I'm pretty sure that the universe "stack" is not a stack, but rather a tree. There is nothing stopping a civilization from creating multiple simulations.

[wierd]

A better way to put it, is that a universe that has systemic inconsistency, would not be able to reliably sustain a consistent simulation. (as the systemic inconsistency would be, naturally, systemic)

Now, things can be fully consistent, and not be quantum.  The existence of discrete quanta suggests some level of complexity has been removed, for ease of computation.

[Max™]

There is a lot of room down at the bottom end of the time distance scales which nobody would ever notice if it was trimmed. It's one of the first areas you trim to reasonably simulate a volume of spacetime anyways, as long as the behavior expected is present then you need rather ridiculous contraptions to start probing at the hard limits down there.
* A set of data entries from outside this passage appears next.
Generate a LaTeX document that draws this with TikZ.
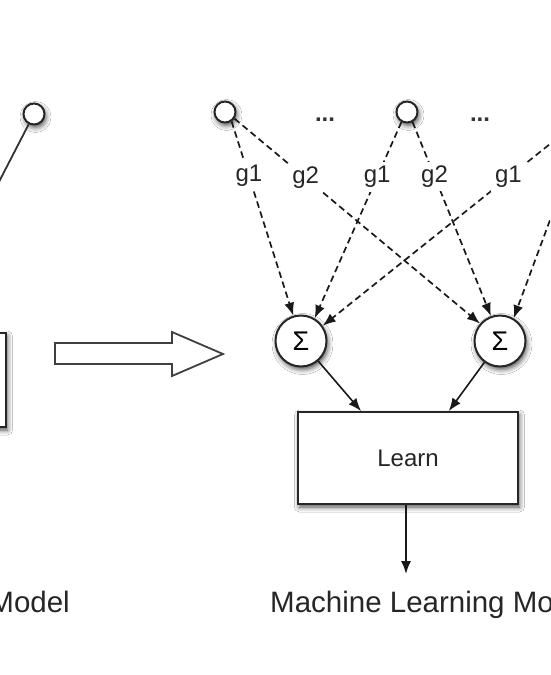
\documentclass[tikz,border=0pt]{standalone}
\usepackage{fontspec}
\setmainfont{Liberation Sans}
\usetikzlibrary{arrows.meta,shadows.blur}
\begin{document}
\begin{tikzpicture}[x=1pt,y=-1pt,
  every node/.style={inner sep=0pt},
  shd/.style={blur shadow={shadow xshift=1.5pt,shadow yshift=-3pt,shadow blur radius=5pt,shadow opacity=70}},
  dot/.style={circle,draw=black!85,line width=2pt,fill=white,minimum size=21pt,shd},
  sig/.style={circle,draw=black!85,line width=2pt,fill=white,minimum size=51pt,shd,font=\fontsize{27}{27}\selectfont},
  box/.style={rectangle,draw=black!85,line width=1.8pt,fill=white,shd},
  lbl/.style={fill=white,inner sep=4pt,font=\fontsize{24}{24}\selectfont,text=black!85},
  dots/.style={font=\fontsize{24}{24}\selectfont\bfseries,anchor=base,text=black!80},
  dasharrow/.style={draw=black!90,line width=1.7pt,dash pattern=on 6.5pt off 4pt,-{Latex[length=13pt,width=10pt]}},
  solidarrow/.style={draw=black!90,line width=1.6pt,-{Latex[length=13pt,width=10pt]}},
  plainline/.style={draw=black!80,line width=1.8pt},
  blockarrow/.style={draw=black!75,line width=1.8pt,fill=white,line join=miter},
  caption/.style={font=\fontsize{29.5}{30}\selectfont,text=black!85}]
\useasboundingbox (0,0) rectangle (550,675);
\clip (0,0) rectangle (550,675);
\fill[white] (0,0) rectangle (550,675);

% left side
\node[dot] (lc) at (34,114) {};
\coordinate (lend) at (-30,238);
\draw[plainline] (lc) -- (lend);
\node[box,minimum width=150pt,minimum height=94pt] (lbox) at (-69,380) {};
\node[caption,anchor=base east] (lcap) at (70,612) {Model};

% block arrow
\draw[blockarrow] (55,343) -- (172,343) -- (172,332) -- (223,354) -- (172,376) -- (172,364) -- (55,364) -- cycle;

% right side
\node[dot] (c1) at (225,112) {};
\node[dot] (c2) at (407,112) {};
\coordinate (c3) at (590,112);
\node[dots] (d1) at (325,121) {...};
\node[dots] (d2) at (480,121) {...};

\node[sig] (s1) at (301,341) {Σ};
\node[sig] (s2) at (500,341) {Σ};

\node[box,minimum width=220pt,minimum height=92pt,font=\fontsize{24}{24}\selectfont,text=black!85] (learn) at (408,458) {Learn};

\draw[dasharrow] (c1.-55) -- node[lbl,pos=0.28] (l1) {g1} (s1.107);
\draw[dasharrow] (c1.-35) -- node[lbl,pos=0.29] (l2) {g2} (s2.139);
\draw[dasharrow] (c2.-119) -- node[lbl,pos=0.28] (l3) {g1} (s1.59);
\draw[dasharrow] (c2.-61) -- node[lbl,pos=0.28] (l4) {g2} (s2.110);
\draw[dasharrow] (c3) -- node[lbl,pos=0.305] (l5) {g1} (s1.35);
\draw[dasharrow] (c3) -- (s2.59);

\draw[solidarrow] (s1) -- (learn.135);
\draw[solidarrow] (s2) -- (learn.49);
\coordinate (out) at (406,574);
\draw[solidarrow] (learn.south -| out) -- (out);

\node[caption,anchor=base west] (rcap) at (270,612) {Machine Learning Model};
\end{tikzpicture}
\end{document}
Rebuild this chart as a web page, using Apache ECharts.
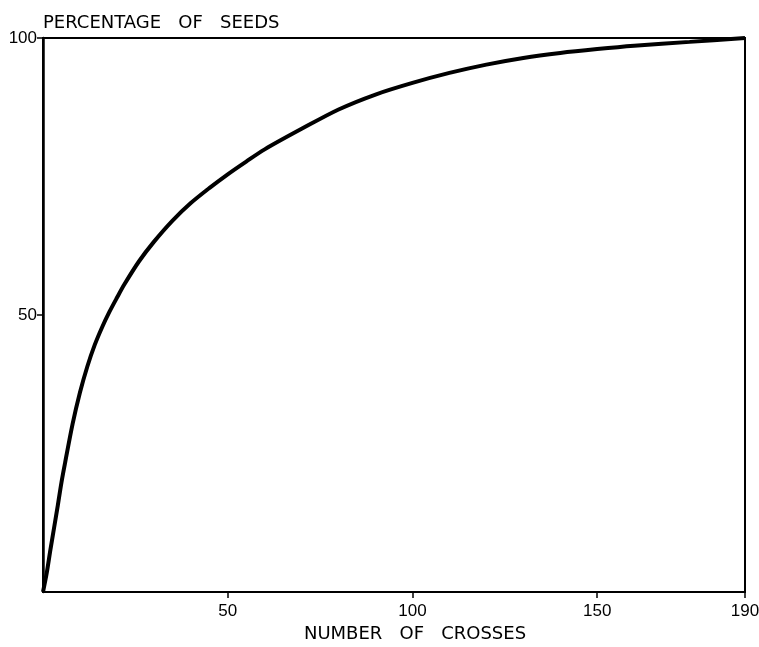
<!DOCTYPE html>
<html>
<head>
<meta charset="utf-8">
<script src="https://cdn.jsdelivr.net/npm/echarts@6/dist/echarts.min.js"></script>
<style>html,body{margin:0;padding:0;background:#fff}#c{width:759px;height:647px}</style>
</head>
<body>
<div id="c"></div>
<script>
const crosses = [0, 1, 2, 3, 4, 5, 6, 8, 10, 12, 14, 16, 18, 20, 22, 26, 30, 35, 40, 45, 50, 55, 60, 70, 80, 90, 100, 110, 120, 130, 140, 150, 160, 175, 190];
const seedsPct = [0, 3.4, 7.6, 11.6, 15.6, 19.8, 23.4, 30.3, 36, 40.7, 44.6, 47.8, 50.6, 53.1, 55.5, 59.7, 63.2, 67, 70.2, 72.9, 75.4, 77.7, 79.9, 83.6, 87.1, 89.8, 91.9, 93.7, 95.2, 96.4, 97.3, 98, 98.6, 99.3, 100];
const xTicks = [50, 100, 150, 190];
const yTicks = [50, 100];
const xTitle = 'NUMBER   OF   CROSSES';
const yTitle = 'PERCENTAGE   OF   SEEDS';

const font = 'DejaVu Sans';
const numFont = 'Liberation Sans';
const chart = echarts.init(document.getElementById('c'), null, {renderer: 'canvas'});
chart.setOption({
  animation: false,
  backgroundColor: '#fff',
  title: {
    text: yTitle, left: 38, top: 9,
    textStyle: {fontFamily: font, fontSize: 18, fontWeight: 'normal', color: '#000'}
  },
  grid: {left: 43, right: 14, top: 38, bottom: 55, outerBoundsMode: 'none', containLabel: false,
    show: true, borderColor: '#000', borderWidth: 2, backgroundColor: 'transparent'},
  xAxis: {
    type: 'value', min: 0, max: 190,
    name: xTitle, nameLocation: 'middle', nameGap: 31,
    nameTextStyle: {fontFamily: font, fontSize: 18, color: '#000', padding: [0, 0, 0, 42]},
    axisLine: {show: true, lineStyle: {color: '#000', width: 2}},
    axisTick: {show: true, customValues: xTicks, length: 6, inside: false, lineStyle: {color: '#000', width: 1.5}},
    axisLabel: {customValues: xTicks, margin: 11, fontFamily: numFont, fontSize: 17, color: '#000'},
    splitLine: {show: false}
  },
  yAxis: {
    type: 'value', min: 0, max: 100,
    axisLine: {show: true, lineStyle: {color: '#000', width: 2.5}},
    axisTick: {show: true, customValues: yTicks, length: 6, inside: false, lineStyle: {color: '#000', width: 1.5}},
    axisLabel: {customValues: yTicks, margin: 6, fontFamily: numFont, fontSize: 17, color: '#000'},
    splitLine: {show: false}
  },
  series: [{
    type: 'line',
    data: crosses.map((x, i) => [x, seedsPct[i]]),
    smooth: 0.3,
    showSymbol: false,
    lineStyle: {color: '#000', width: 4}
  }]
});
</script>
</body>
</html>
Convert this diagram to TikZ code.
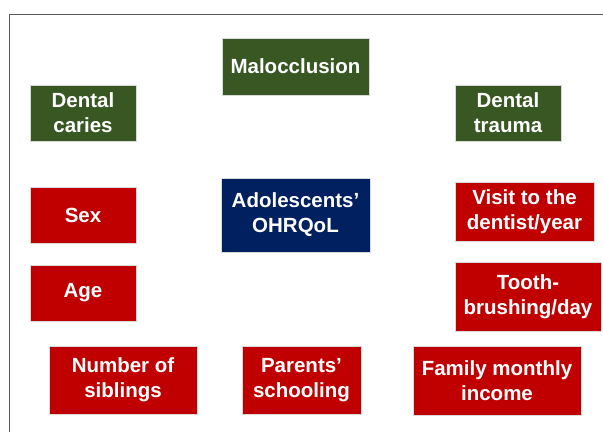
\documentclass[tikz,border=0pt]{standalone}
\usepackage{fontspec}
\setmainfont{Liberation Sans}
\usepackage{xcolor}
\definecolor{exposgreen}{HTML}{385723}
\definecolor{confred}{HTML}{C00000}
\definecolor{outnavy}{HTML}{002060}
\newcommand{\boxfont}{\bfseries\fontsize{20.5}{25}\selectfont}

\begin{document}
\begin{tikzpicture}[x=1pt, y=-1pt,
    factor/.style={text=white, align=center, inner sep=0pt, font=\boxfont, draw=white!85!black, line width=0.4pt},
    exposure/.style={factor, fill=exposgreen},
    confounder/.style={factor, fill=confred},
    outcome/.style={factor, fill=outnavy}]
    \useasboundingbox (0, 0) rectangle (603, 432);

    % frame
    \draw[black!65, line width=1pt] (9, 432) -- (9, 14) -- (603, 14);

    % exposures
    \node [exposure, minimum width=147, minimum height=57] (malo) at (295.5, 66.5) {Malocclusion};
    \node [exposure, minimum width=106, minimum height=56] (caries) at (83, 113) {Dental\\caries};
    \node [exposure, minimum width=106, minimum height=56] (trauma) at (508, 113) {Dental\\trauma};

    % outcome
    \node [outcome, minimum width=149, minimum height=74] (ohrqol) at (295.5, 215) {Adolescents’\\OHRQoL};

    % covariates
    \node [confounder, minimum width=106, minimum height=56] (sex) at (83, 215) {Sex};
    \node [confounder, minimum width=106, minimum height=56] (age) at (83, 293) {Age};
    \node [confounder, minimum width=139, minimum height=59] (visit) at (524.5, 211.5) {Visit to the\\dentist/year};
    \node [confounder, minimum width=146, minimum height=69] (brush) at (528, 297) {Tooth-\\brushing/day};
    \node [confounder, minimum width=148, minimum height=68] (siblings) at (123, 380) {Number of\\siblings};
    \node [confounder, minimum width=119, minimum height=68] (school) at (301.5, 380) {Parents’\\schooling};
    \node [confounder, minimum width=168, minimum height=69] (income) at (497, 380.5) {Family monthly\\income};
\end{tikzpicture}
\end{document}
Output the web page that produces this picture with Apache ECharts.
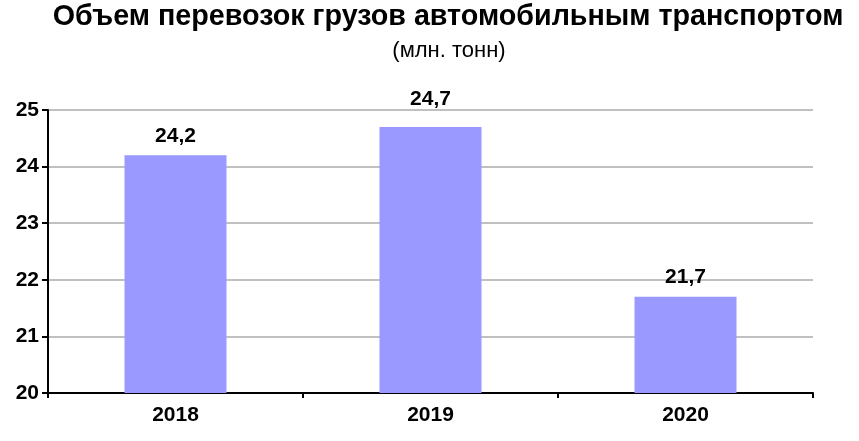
<!DOCTYPE html>
<html><head><meta charset="utf-8">
<script src="https://cdn.jsdelivr.net/npm/echarts@6/dist/echarts.min.js"></script>
<style>html,body{margin:0;padding:0;background:#fff}#c{width:859px;height:441px}</style>
</head><body><div id="c"></div>
<script>
const categories = ['2018', '2019', '2020'];
const values = [24.2, 24.7, 21.7];
const yTicks = [20, 21, 22, 23, 24, 25];
const titleText = 'Объем перевозок грузов автомобильным транспортом';
const subtitleText = '(млн. тонн)';
// label offsets (style only)
const labelDistance = [9, 17, 9];

const chart = echarts.init(document.getElementById('c'));
const FONT = '"Liberation Sans", Arial, sans-serif';
chart.setOption({
  animation: false,
  textStyle: {fontFamily: FONT},
  title: [{
    text: titleText, left: 448, top: 3, textAlign: 'center', padding: 0,
    textStyle: {fontFamily: FONT, fontSize: 28.7, fontWeight: 'bold', color: '#000'}
  }, {
    text: subtitleText, left: 449, top: 40, textAlign: 'center', padding: 0,
    textStyle: {fontFamily: FONT, fontSize: 22, fontWeight: 'normal', color: '#000'}
  }],
  grid: {left: 48, right: 46, top: 110, bottom: 48},
  xAxis: {
    type: 'category', data: categories,
    axisLine: {lineStyle: {color: '#000', width: 2}},
    axisTick: {show: true, inside: false, length: 5, lineStyle: {color: '#000', width: 2}},
    axisLabel: {fontFamily: FONT, fontSize: 21, fontWeight: 'bold', color: '#000', margin: 12}
  },
  yAxis: {
    type: 'value', min: yTicks[0], max: yTicks[yTicks.length - 1], interval: 1,
    axisLine: {show: true, lineStyle: {color: '#000', width: 2}},
    axisTick: {show: true, length: 6, lineStyle: {color: '#000', width: 2}},
    axisLabel: {fontFamily: FONT, fontSize: 21, fontWeight: 'bold', color: '#000', margin: 9},
    splitLine: {lineStyle: {color: '#c0c0c0', width: 2}}
  },
  series: [{
    type: 'bar',
    data: values.map((v, i) => ({value: v, label: {distance: labelDistance[i]}})),
    barWidth: '40%',
    itemStyle: {color: '#9999ff'},
    label: {
      show: true, position: 'top', distance: 9,
      fontFamily: FONT, fontSize: 21, fontWeight: 'bold', color: '#000',
      formatter: p => String(p.value).replace('.', ',')
    }
  }]
});
</script></body></html>
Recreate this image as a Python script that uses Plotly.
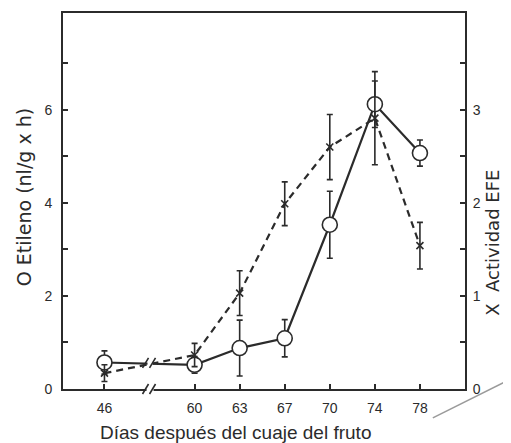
import plotly.graph_objects as go

# ---- data ----
days = ["46", "60", "63", "67", "70", "74", "78"]
axis_categories = ["46", "gap", "60", "63", "67", "70", "74", "78"]
etileno = [0.57, 0.52, 0.88, 1.09, 3.53, 6.12, 5.07]          # nl/g x h (left axis)
etileno_err = [0.25, 0.18, 0.60, 0.40, 0.72, 0.50, 0.28]
efe = [0.17, 0.365, 1.03, 1.99, 2.60, 2.91, 1.54]             # actividad EFE (right axis)
efe_err = [0.09, 0.125, 0.24, 0.235, 0.35, 0.50, 0.25]

left_ticks = [0, 1, 2, 3, 4, 5, 6, 7]
left_ticktext = ["0", "", "2", "", "4", "", "6", ""]
right_ticks = [0, 0.5, 1, 1.5, 2, 2.5, 3, 3.5]
right_ticktext = ["0", "", "1", "", "2", "", "3", ""]

INK = "#2b2b2b"
FONT = "Liberation Sans"
TICKFONT = dict(size=14, family=FONT, color=INK)
VTITLEFONT = dict(size=19, family="DejaVu Sans", color=INK)
RTITLEFONT = dict(size=18, family="DejaVu Sans", color=INK)
XTITLEFONT = dict(size=19, family=FONT, color=INK)

fig = go.Figure()

fig.add_trace(go.Scatter(
    x=days, y=efe, yaxis="y2", mode="lines+markers",
    line=dict(color=INK, width=2.2, dash="7px,5px"),
    marker=dict(symbol="x-thin", size=7, line=dict(color=INK, width=1.6), color=INK),
    error_y=dict(type="data", array=efe_err, visible=True, color=INK, thickness=1.6, width=3),
    showlegend=False,
))
fig.add_trace(go.Scatter(
    x=days, y=etileno, mode="lines+markers",
    line=dict(color=INK, width=2.2),
    marker=dict(symbol="circle", size=15, color="white", line=dict(color=INK, width=1.6)),
    error_y=dict(type="data", array=etileno_err, visible=True, color=INK, thickness=1.6, width=3),
    showlegend=False,
))

shapes = []
# axis break on x axis
shapes.append(dict(type="rect", xref="x", yref="paper", xsizemode="pixel", ysizemode="pixel",
                   xanchor=1, yanchor=0, x0=-3, x1=4, y0=-3, y1=3,
                   fillcolor="white", line=dict(width=0), layer="above"))
for dx in (-4, 3):
    shapes.append(dict(type="line", xref="x", yref="paper", xsizemode="pixel", ysizemode="pixel",
                       xanchor=1, yanchor=0, x0=dx - 3, x1=dx + 3, y0=-5, y1=5,
                       line=dict(color=INK, width=1.6), layer="above"))
# break marks on the data lines
shapes.append(dict(type="rect", xref="x", yref="y", xsizemode="pixel", ysizemode="pixel",
                   xanchor=1, yanchor=0.56, x0=-2, x1=3, y0=-6, y1=6,
                   fillcolor="white", line=dict(width=0), layer="above"))
for dx in (-4, 3):
    shapes.append(dict(type="line", xref="x", yref="y", xsizemode="pixel", ysizemode="pixel",
                       xanchor=1, yanchor=0.56, x0=dx - 3, x1=dx + 3, y0=-5, y1=5,
                       line=dict(color=INK, width=1.6), layer="above"))
# stray pen stroke in the scan
shapes.append(dict(type="line", xref="paper", yref="paper", x0=0.92, y0=-0.077, x1=1.12, y1=0.03,
                   line=dict(color="#9a9a9a", width=1.5)))

fig.update_layout(
    width=503, height=435,
    margin=dict(l=55, r=46, t=5, b=54, autoexpand=False),
    paper_bgcolor="white", plot_bgcolor="white",
    font=dict(family=FONT, color=INK, size=14),
    xaxis=dict(type="category", categoryorder="array", categoryarray=axis_categories,
               range=[-0.92, 8.0], tickmode="array", tickvals=days, ticktext=days,
               ticks="inside", ticklen=5, tickwidth=1.5, tickcolor=INK,
               showline=True, linecolor=INK, linewidth=2, mirror=True,
               showgrid=False, zeroline=False, ticklabelstandoff=5,
               tickfont=TICKFONT),
    yaxis=dict(range=[0, 8.08], tickmode="array", tickvals=left_ticks, ticktext=left_ticktext,
               ticks="inside", ticklen=5, tickwidth=1.5, tickcolor=INK,
               showline=True, linecolor=INK, linewidth=2,
               showgrid=False, zeroline=False, ticklabelstandoff=6,
               tickfont=TICKFONT),
    yaxis2=dict(range=[0, 4.04], overlaying="y", side="right",
                tickmode="array", tickvals=right_ticks, ticktext=right_ticktext,
                ticks="inside", ticklen=5, tickwidth=1.5, tickcolor=INK,
                showline=True, linecolor=INK, linewidth=2,
                showgrid=False, zeroline=False, ticklabelstandoff=3,
                tickfont=TICKFONT),
    shapes=shapes,
    annotations=[
        dict(text="O Etileno (nl/g x h)", textangle=-90, xref="paper", yref="paper",
             x=-0.097, y=0.51, xanchor="center", yanchor="middle",
             showarrow=False, font=VTITLEFONT),
        dict(text="X  Actividad EFE", textangle=-90, xref="paper", yref="paper",
             x=1.068, y=0.39, xanchor="center", yanchor="middle",
             showarrow=False, font=RTITLEFONT),
        dict(text="Días después del cuaje del fruto", xref="paper", yref="paper",
             x=0.428, y=-0.117, xanchor="center", yanchor="middle",
             showarrow=False, font=XTITLEFONT),
    ],
)

fig.write_html("out.html")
Even the LHC doesn't begin to approach the actual limits on how small a distance or short an interval of time can be. Last I checked we're still closer to the upper observational limits (we can't observe something bigger than the universe for longer than it has existed, at least not directly) though we might feel crushed into insignificance by the scale of structures like galaxy filaments and supercluster walls and shit... when you zoom down from there to here, and then keep going down to the LHC scales, you're still gonna be spinning that scroll wheel to keep zooming in for a lot longer than you would probably expect before it stops.

Whoever optimized this universe did a shitty job or they've literally got processor power falling out of their ass and in fact so many spare cycles that it is a major crisis so they need to wastefully spend them running this unnecessarily finely grained simulation?